Nevertheless, if you don't? I suggest-

If Chelsea can't make you laugh, you are brain-dead, and yes, it is as simple as that. She will offend you, guaranteed, but she will also make you laugh. The laughs will outweigh your outrage.
The same goes with David Sedaris. You might even cry with this book and it did bring a genuine tear to me eye. This is the most introspective of his books that I've read so far, but that doesn't mean that when the you laugh, you won't laugh hard. Neither of these books should be read in waiting rooms or in other social situations where your laughing out loud will embarrass you.
Now on to my favorite genre-
"It's Chinatown, Jake." Well this is not Chinatown, that is, it is not Jake Gittes's Chinatown, we're talking New York's Chinatown in 1976. While there is plenty of noir and a mystery to boot, those things are all secondary to the portrait of a Chinatown that none of us (outside of those that lived outside of there), has ever known. Ed Lin writes a good mystery, but he takes the long way getting there, and does such a job of showing you what every day life was in this hidden enclave, that you won't mind the distraction.

In "Say It With Bullets," our hero gets double-crossed and left for dead in post World War II China. The guy tries to live and let live when he comes back home to Philadelphia, and is promptly shot at by one of the guys that double-crossed him the first time.
"Say It With Bullets" has the protagonist searching for the antagonist across the Heartland of America, and the mystery is just which of his former friends is the one with itchy trigger-finger. Of course one of them is trying to bump him off before he discovers the truth. There is a great ending that is reminiscent of a certain Hitchcock film and for me to say more, would ruin it.

Many a writer can write romance and even more of them can write sex or p*rn, but only one author can truly write "steam." I'm talking about you pulling at your collar like Rodney Dangerfield, even when it is five below zero. I'm talking about the kind of book that will make a big 350 lbs. defensive tackle swoon, fan himself, and complain that he's got "the vapors" like some a tiny Southern belle, because that's what Meg Abbott writes-
S-t-e-a-m.
She also wrote a great crime novel, but day-um, skip the Viagra, 'cause this would kick start a dea...you get the the picture.
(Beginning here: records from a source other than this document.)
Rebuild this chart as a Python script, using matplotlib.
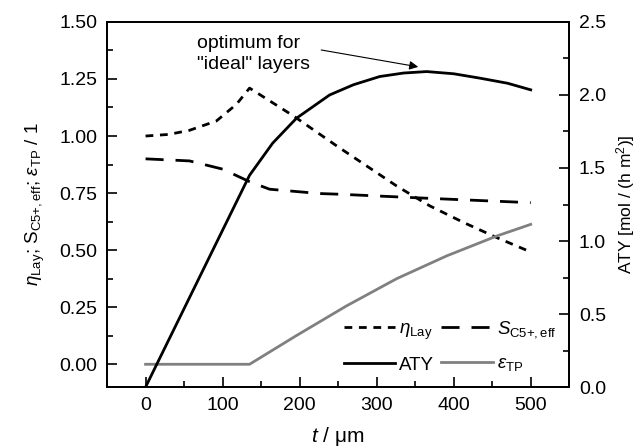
import matplotlib
matplotlib.use("Agg")
import matplotlib.pyplot as plt
from matplotlib.ticker import MultipleLocator, FormatStrFormatter

plt.rcParams['font.family'] = ['Liberation Sans', 'DejaVu Sans']
plt.rcParams['mathtext.fontset'] = 'custom'
plt.rcParams['mathtext.rm'] = 'Liberation Sans'
plt.rcParams['mathtext.it'] = 'Liberation Sans:italic'
plt.rcParams['mathtext.bf'] = 'Liberation Sans:bold'

# data
t_eta = [0, 30, 57, 92, 118, 135, 192, 248, 326, 369, 413, 456, 500]
eta_lay = [1.00, 1.007, 1.025, 1.066, 1.139, 1.21, 1.088, 0.957, 0.781, 0.694, 0.621, 0.555, 0.492]

t_s = [0, 57, 100, 135, 161, 226, 252, 348, 430, 500]
s_c5 = [0.90, 0.891, 0.855, 0.80, 0.767, 0.748, 0.745, 0.730, 0.718, 0.708]

t_aty = [0, 135, 165, 196, 239, 270, 304, 335, 365, 400, 434, 470, 500]
aty = [0, 1.45, 1.67, 1.841, 2.0, 2.07, 2.126, 2.15, 2.16, 2.145, 2.115, 2.08, 2.035]

t_eps = [0, 135, 195, 261, 326, 391, 456, 500]
eps_tp = [0, 0, 0.124, 0.256, 0.375, 0.475, 0.562, 0.613]

fig = plt.figure(figsize=(6.41, 4.47), dpi=100)
ax = fig.add_axes([0.167, 0.134, 0.721, 0.817])
ax2 = ax.twinx()

lw = 2.0
l_eta, = ax.plot(t_eta, eta_lay, color='black', lw=lw, dashes=(2.8, 2.4),
                 label=r'$\eta_{\mathrm{Lay}}$')
l_s, = ax.plot(t_s, s_c5, color='black', lw=lw, dashes=(6.5, 4.3),
               label=r'$S_{\mathrm{C5{+},eff}}$')
l_eps, = ax.plot(t_eps, eps_tp, color='#808080', lw=lw,
                 label=r'$\varepsilon_{\mathrm{TP}}$')
l_aty, = ax2.plot(t_aty, aty, color='black', lw=lw, label='ATY')

ax.set_xlim(-50, 550)
ax.set_ylim(-0.1, 1.5)
ax2.set_ylim(0, 2.5)

ax.xaxis.set_major_locator(MultipleLocator(100))
ax.xaxis.set_minor_locator(MultipleLocator(50))
ax.yaxis.set_major_locator(MultipleLocator(0.25))
ax.yaxis.set_minor_locator(MultipleLocator(0.125))
ax.yaxis.set_major_formatter(FormatStrFormatter('%.2f'))
ax2.yaxis.set_major_locator(MultipleLocator(0.5))
ax2.yaxis.set_minor_locator(MultipleLocator(0.25))
ax2.yaxis.set_major_formatter(FormatStrFormatter('%.1f'))

for a in (ax, ax2):
    for s in a.spines.values():
        s.set_linewidth(1.3)
ax.tick_params(axis='both', which='major', direction='in', length=7, width=1.2,
               labelsize=14, top=False, right=False, pad=7)
ax.tick_params(axis='both', which='minor', direction='in', length=4, width=1.2,
               top=False, right=False)
ax2.tick_params(axis='y', which='major', direction='in', length=7, width=1.2,
                labelsize=14, pad=7)
ax2.tick_params(axis='y', which='minor', direction='in', length=4, width=1.2)

ax.set_xlabel(r'$t$ / $\mathrm{\mu}$m', fontsize=15, labelpad=8)
ax.set_ylabel(r'$\eta_{\mathrm{Lay}}$; S$_{\mathrm{C5{+},eff}}$; $\varepsilon_{\mathrm{TP}}$ / 1',
              fontsize=13.5, labelpad=9)
ax2.set_ylabel(r'ATY [mol / (h m$^2$)]', fontsize=12.5, labelpad=6)

ax.text(67, 1.361, 'optimum for\n"ideal" layers', ha='left', va='center',
        fontsize=14, linespacing=1.3)
ax.annotate('', xy=(354, 1.303), xytext=(228, 1.377),
            arrowprops=dict(arrowstyle='-|>', color='black', lw=0.8,
                            shrinkA=0, shrinkB=0, mutation_scale=13))

leg = ax2.legend(handles=[l_eta, l_aty, l_s, l_eps], ncol=2, frameon=False,
                 loc='lower right', bbox_to_anchor=(1.0, 0.0), fontsize=13.5,
                 handlelength=2.75, handletextpad=0.2, columnspacing=0.4,
                 labelspacing=0.8, borderaxespad=0.3)

fig.savefig('out.png', dpi=100)
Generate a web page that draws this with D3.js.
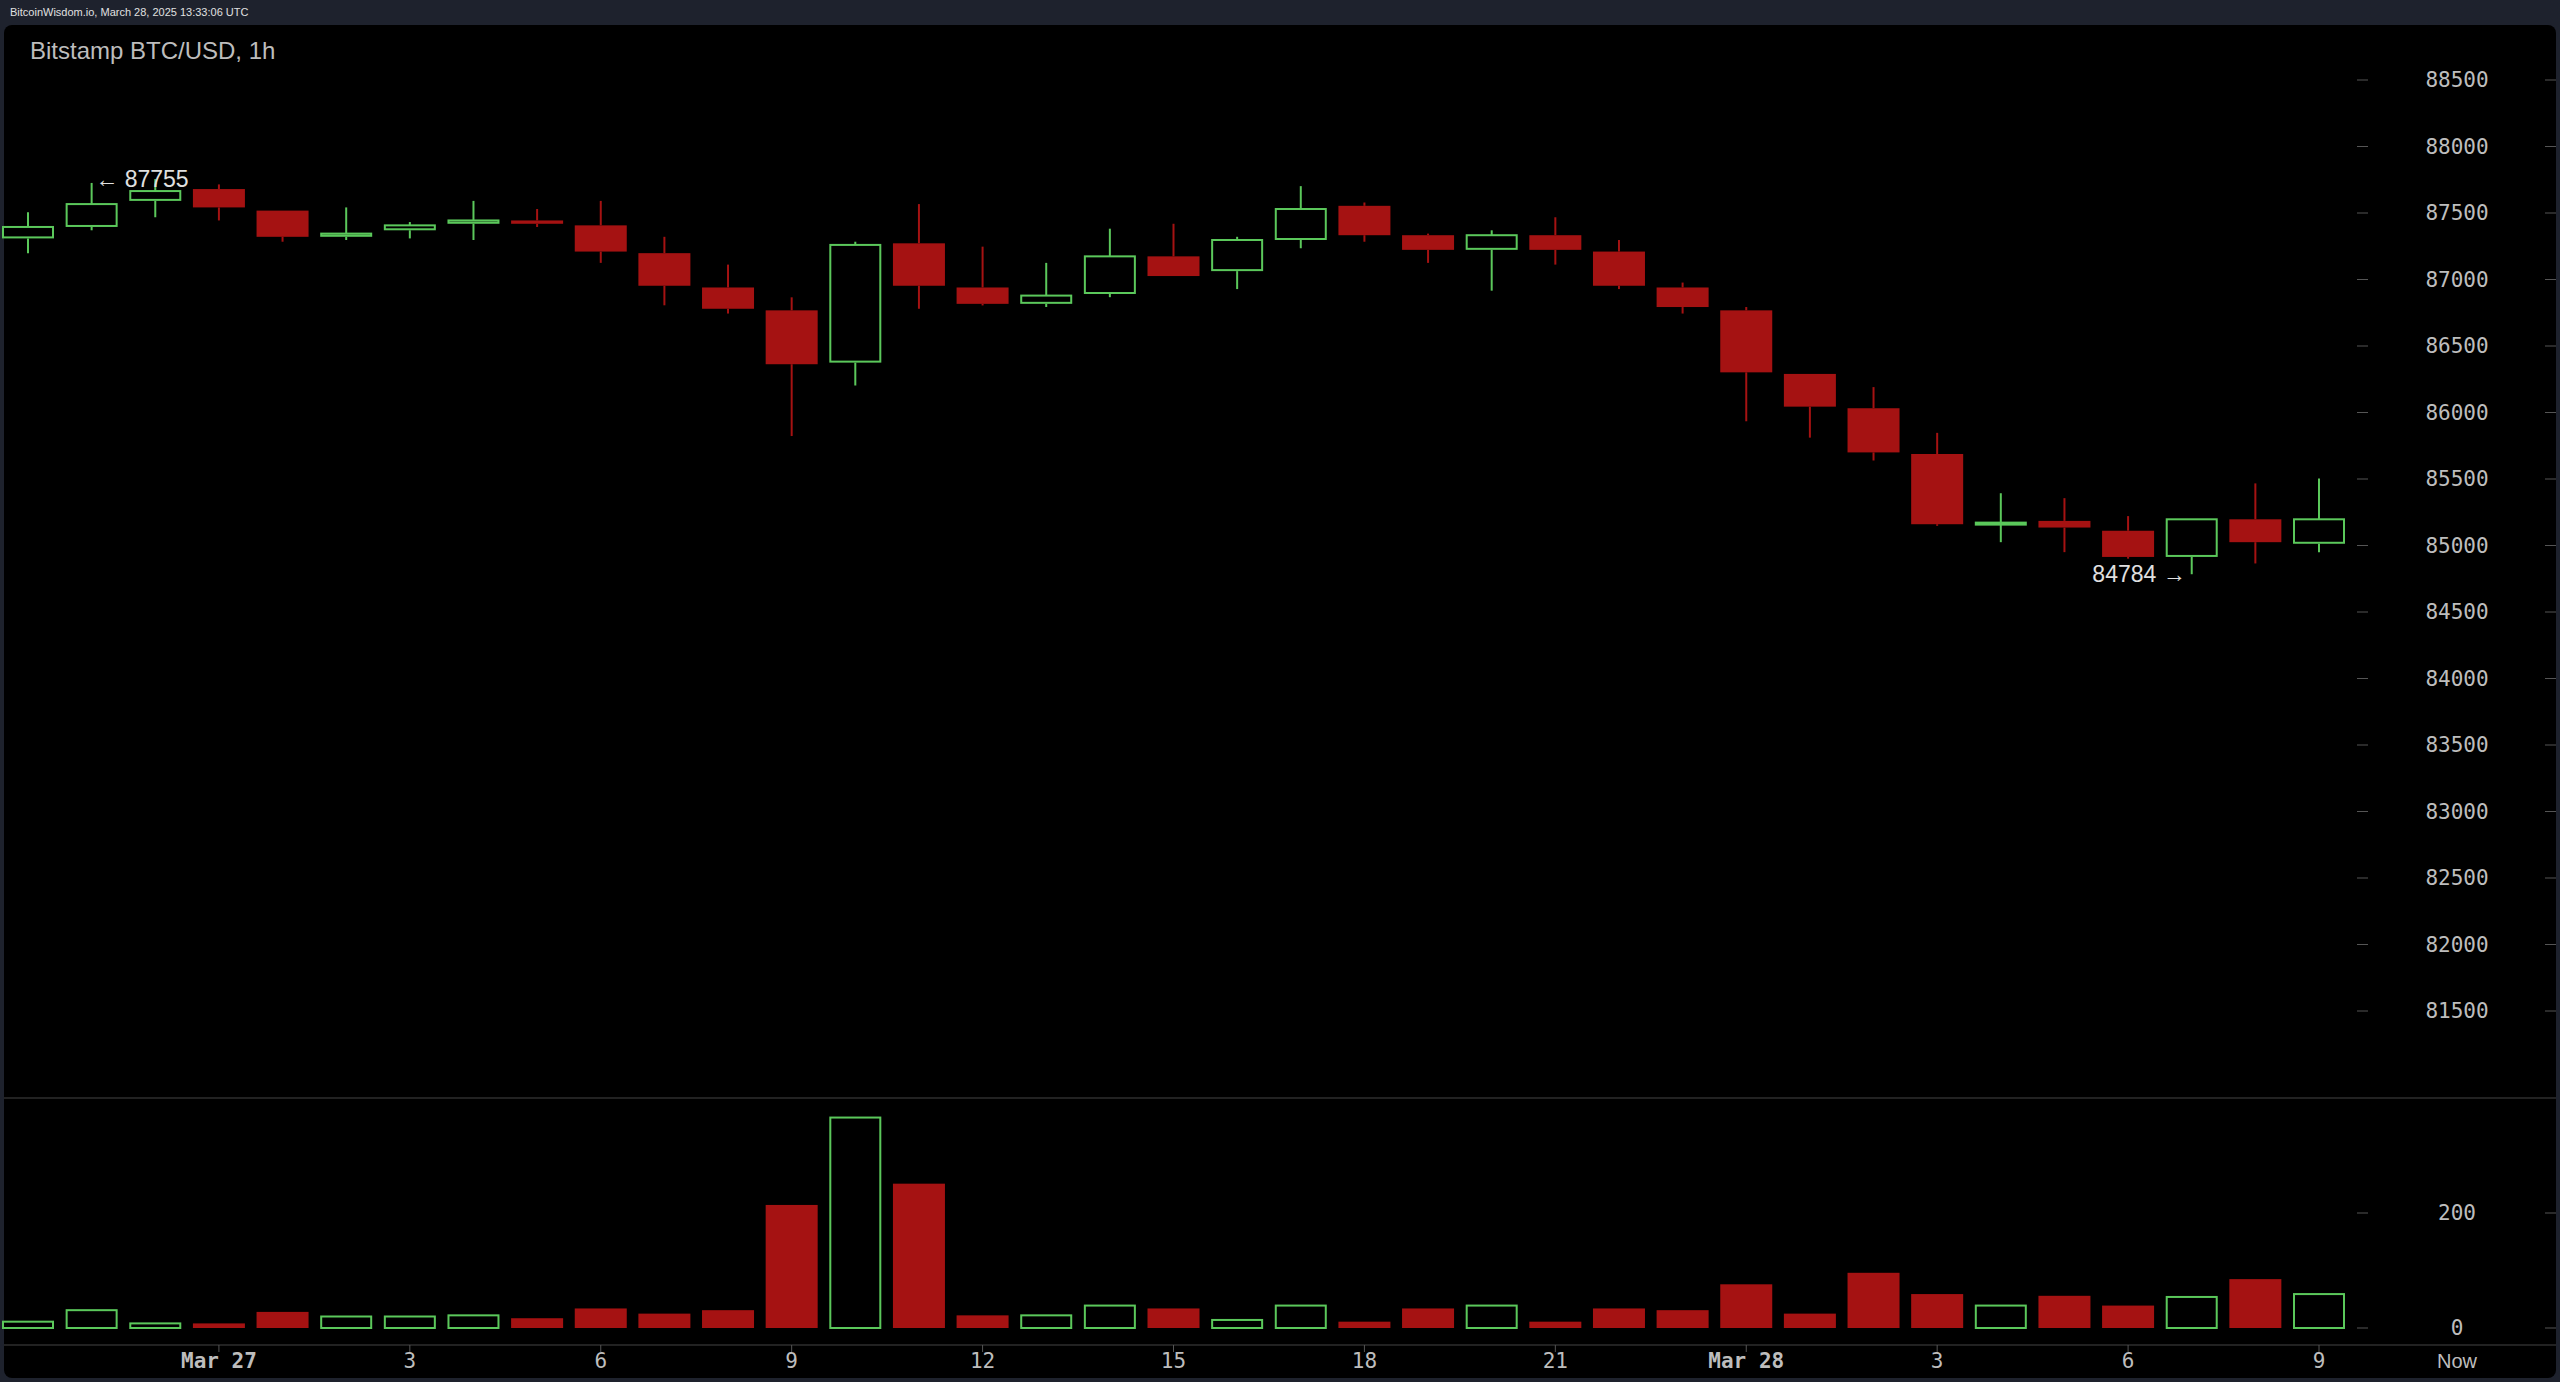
<!DOCTYPE html>
<html>
<head>
<meta charset="utf-8">
<script src="https://cdn.jsdelivr.net/npm/d3@7"></script>
<style>
  html, body { margin: 0; padding: 0; background: #1e222d; }
  svg { display: block; }
</style>
</head>
<body>
<svg id="chart" width="2560" height="1382"></svg>
<script>
// hours relative to Mar 27 00:00 UTC
const hours = d3.range(-3, 34);
const opens  = [87309,87395,87591,87680,87518,87321,87370,87419,87444,87407,87198,86940,86768,86375,87272,86940,86817,86891,87174,87063,87297,87554,87333,87223,87333,87210,86940,86768,86290,86032,85688,85160,85185,85111,84914,85197,85013];
const highs  = [87505,87726,87755,87715,87518,87542,87432,87591,87530,87591,87321,87112,86866,87284,87567,87247,87125,87382,87419,87321,87702,87579,87345,87370,87468,87297,86977,86793,86290,86191,85847,85393,85356,85221,85197,85467,85504];
const lows   = [87198,87370,87468,87444,87284,87297,87309,87297,87395,87125,86806,86744,85823,86203,86780,86805,86793,86867,87026,86928,87235,87284,87125,86916,87112,86928,86744,85934,85811,85639,85148,85025,84950,84901,84784,84865,84950];
const closes = [87395,87567,87665,87542,87321,87345,87407,87444,87419,87210,86953,86780,86363,87260,86953,86817,86879,87174,87026,87297,87530,87333,87223,87333,87223,86953,86793,86302,86044,85700,85160,85172,85135,84914,85197,85025,85197];
const volumes = [11,31,8,8,28,20,20,22,17,34,25,31,214,366,251,22,22,39,34,14,39,11,34,39,11,34,31,76,25,96,59,39,56,39,54,85,59];
const priceTicks = d3.range(81500, 88501, 500);
const volTicks = [0, 200];
const timeTicks = [0,3,6,9,12,15,18,21,24,27,30,33];
const timeLabels = ["Mar 27","3","6","9","12","15","18","21","Mar 28","3","6","9"];

const svg = d3.select("#chart");
const up = "#5bc85b", down = "#a51212", txt = "#bdbdbd";

svg.append("text").attr("x", 10).attr("y", 16).attr("fill", "#e0e0e0")
  .attr("font-family", "Liberation Sans, Arial").attr("font-size", 11)
  .text("BitcoinWisdom.io, March 28, 2025 13:33:06 UTC");

svg.append("rect").attr("x", 4).attr("y", 25).attr("width", 2552).attr("height", 1353)
  .attr("rx", 8).attr("fill", "#000");

svg.append("text").attr("x", 30).attr("y", 59).attr("fill", txt)
  .attr("font-family", "Liberation Sans, Arial").attr("font-size", 24)
  .text("Bitstamp BTC/USD, 1h");

const x = d3.scaleLinear().domain([-3, 33]).range([28, 2319]);
const y = d3.scaleLinear().domain([81500, 88500]).range([1011, 80]);
const yv = d3.scaleLinear().domain([0, 200]).range([1328, 1213]);
const bw = 52;

// separators
svg.append("line").attr("x1", 4).attr("x2", 2556).attr("y1", 1098).attr("y2", 1098).attr("stroke", "#444");
svg.append("line").attr("x1", 4).attr("x2", 2556).attr("y1", 1345).attr("y2", 1345).attr("stroke", "#444");

const mono = "DejaVu Sans Mono, monospace";
// price axis
const pa = svg.append("g");
priceTicks.forEach(p => {
  pa.append("line").attr("x1", 2357).attr("x2", 2368).attr("y1", y(p)).attr("y2", y(p)).attr("stroke", "#555");
  pa.append("line").attr("x1", 2545).attr("x2", 2556).attr("y1", y(p)).attr("y2", y(p)).attr("stroke", "#555");
  pa.append("text").attr("x", 2457).attr("y", y(p) + 7).attr("text-anchor", "middle")
    .attr("fill", txt).attr("font-family", mono).attr("font-size", 21).text(p);
});
volTicks.forEach(v => {
  pa.append("line").attr("x1", 2357).attr("x2", 2368).attr("y1", yv(v)).attr("y2", yv(v)).attr("stroke", "#555");
  pa.append("line").attr("x1", 2545).attr("x2", 2556).attr("y1", yv(v)).attr("y2", yv(v)).attr("stroke", "#555");
  pa.append("text").attr("x", 2457).attr("y", yv(v) + 7).attr("text-anchor", "middle")
    .attr("fill", txt).attr("font-family", mono).attr("font-size", 21).text(v);
});

// time axis
timeTicks.forEach((t, i) => {
  svg.append("line").attr("x1", x(t)).attr("x2", x(t)).attr("y1", 1345).attr("y2", 1352).attr("stroke", "#555");
  const bold = timeLabels[i].startsWith("Mar");
  svg.append("text").attr("x", x(t)).attr("y", 1368).attr("text-anchor", "middle")
    .attr("fill", txt).attr("font-family", mono)
    .attr("font-weight", bold ? "bold" : "normal").attr("font-size", 21)
    .text(timeLabels[i]);
});
svg.append("text").attr("x", 2457).attr("y", 1368).attr("text-anchor", "middle")
  .attr("fill", txt).attr("font-family", "Liberation Sans, Arial").attr("font-size", 20).text("Now");

// candles
const c = svg.append("g");
hours.forEach((h, i) => {
  const isUp = closes[i] >= opens[i];
  const col = isUp ? up : down;
  const cx = x(h);
  const top = y(Math.max(opens[i], closes[i])), bot = y(Math.min(opens[i], closes[i]));
  c.append("line").attr("x1", cx).attr("x2", cx).attr("y1", y(highs[i])).attr("y2", top).attr("stroke", col).attr("stroke-width", 2);
  c.append("line").attr("x1", cx).attr("x2", cx).attr("y1", bot).attr("y2", y(lows[i])).attr("stroke", col).attr("stroke-width", 2);
  const hgt = Math.max(bot - top, 3);
  if (isUp) {
    c.append("rect").attr("x", cx - bw / 2 + 1).attr("y", top).attr("width", bw - 2).attr("height", Math.max(hgt - 1, 2))
      .attr("fill", "none").attr("stroke", col).attr("stroke-width", 2);
  } else {
    c.append("rect").attr("x", cx - bw / 2).attr("y", top).attr("width", bw).attr("height", hgt).attr("fill", col);
  }
  // volume
  const vt = yv(volumes[i]);
  if (isUp) {
    c.append("rect").attr("x", cx - bw / 2 + 1).attr("y", vt).attr("width", bw - 2).attr("height", yv(0) - vt)
      .attr("fill", "none").attr("stroke", col).attr("stroke-width", 2);
  } else {
    c.append("rect").attr("x", cx - bw / 2).attr("y", vt).attr("width", bw).attr("height", yv(0) - vt).attr("fill", col);
  }
});

// high / low annotations
const hi = d3.maxIndex(highs), lo = d3.minIndex(lows);
svg.append("text").attr("x", x(hours[hi]) - 60).attr("y", y(highs[hi]) + 8)
  .attr("fill", "#e0e0e0").attr("font-family", "Liberation Sans, Arial").attr("font-size", 23)
  .text("← " + highs[hi]);
svg.append("text").attr("x", x(hours[lo]) - 6).attr("y", y(lows[lo]) + 8).attr("text-anchor", "end")
  .attr("fill", "#e0e0e0").attr("font-family", "Liberation Sans, Arial").attr("font-size", 23)
  .text(lows[lo] + " →");
</script>
</body>
</html>
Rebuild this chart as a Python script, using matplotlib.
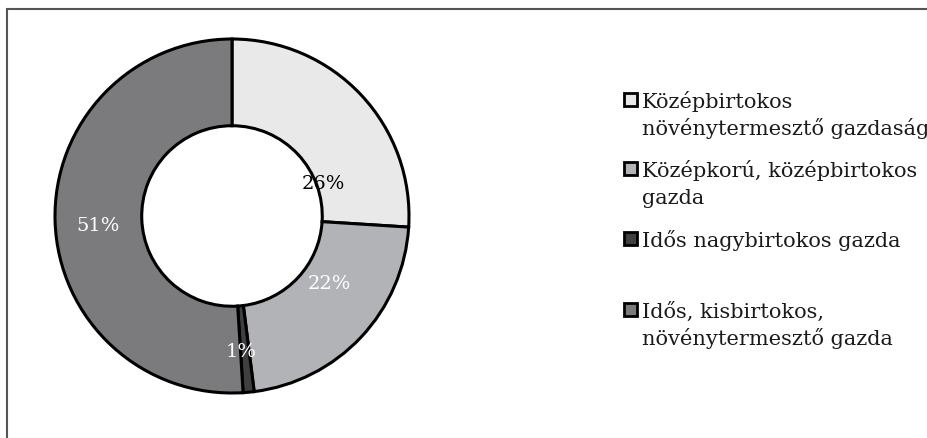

All of the great authors of old in one great tome. If you love pulp or wanted to know about it, this is the book for you.

P*rn isn't pretty (I asterisked this like anything else around here, because I get tired of morons searching for all kinds of things that aren't on my blog and while I love my pron, some of these searches would make Larry Flynt just vomit). If you write this book off because it deals with an ugly subject, then you are only depriving yourself.
Upton Sinclair didn't write about subjects that would've been considered "wholesome" in his day, but where would we be if nobody paid attention? You will also be missing out on one of the best and rawest neo-noir books that you've ever read.

"The Brass Verdict" is classic Connelly, which means to all of you Connelly-neophytes? Excellence. Part of the ending is little too convenient, but, hey.

The end of Easy Rawlins? Read it, and then, tell me.

For those who don't want to deal with violence or gore (uh, Baroness, uh Quin)? I give you "Snakeskin Shamisen." A great mystery in which the protagonist, Mas Arai, is a septuagenarian Japanese gardener that probably weighs all of 110 lbs, max.
Like Walter Mosley's Paris Minton, Mas probably couldn't beat anyone in his weight class in a fair fight, but don't doubt his mind or his heart. Unlike Mosley's Minton, he doesn't have Fearless Jones to defend him.
By virtue of his size and race, Mas is the fly on the wall that is underestimated or ignored all together and Miss Hirahara just gives you enough of the basics of the mystery to go on. The reader is as much in the dark as the protagonist is and it's a real treat to find everything out just as he does.

If you were to take the premise of "The Crime Writer" at face value, you might find it a tad soap opera-ish. I'm not going to give it to you here, you'll have to seek it out. I will tell you that Hurwitz out-Crais-ed Robert Crais this year and this book is in my top three reads of this year.
In my opinion, this is best effort of Max Allan Collins in the last three years. Don't be fooled by the cover or the premise of hitman with a heart, Collins manages to pull it off.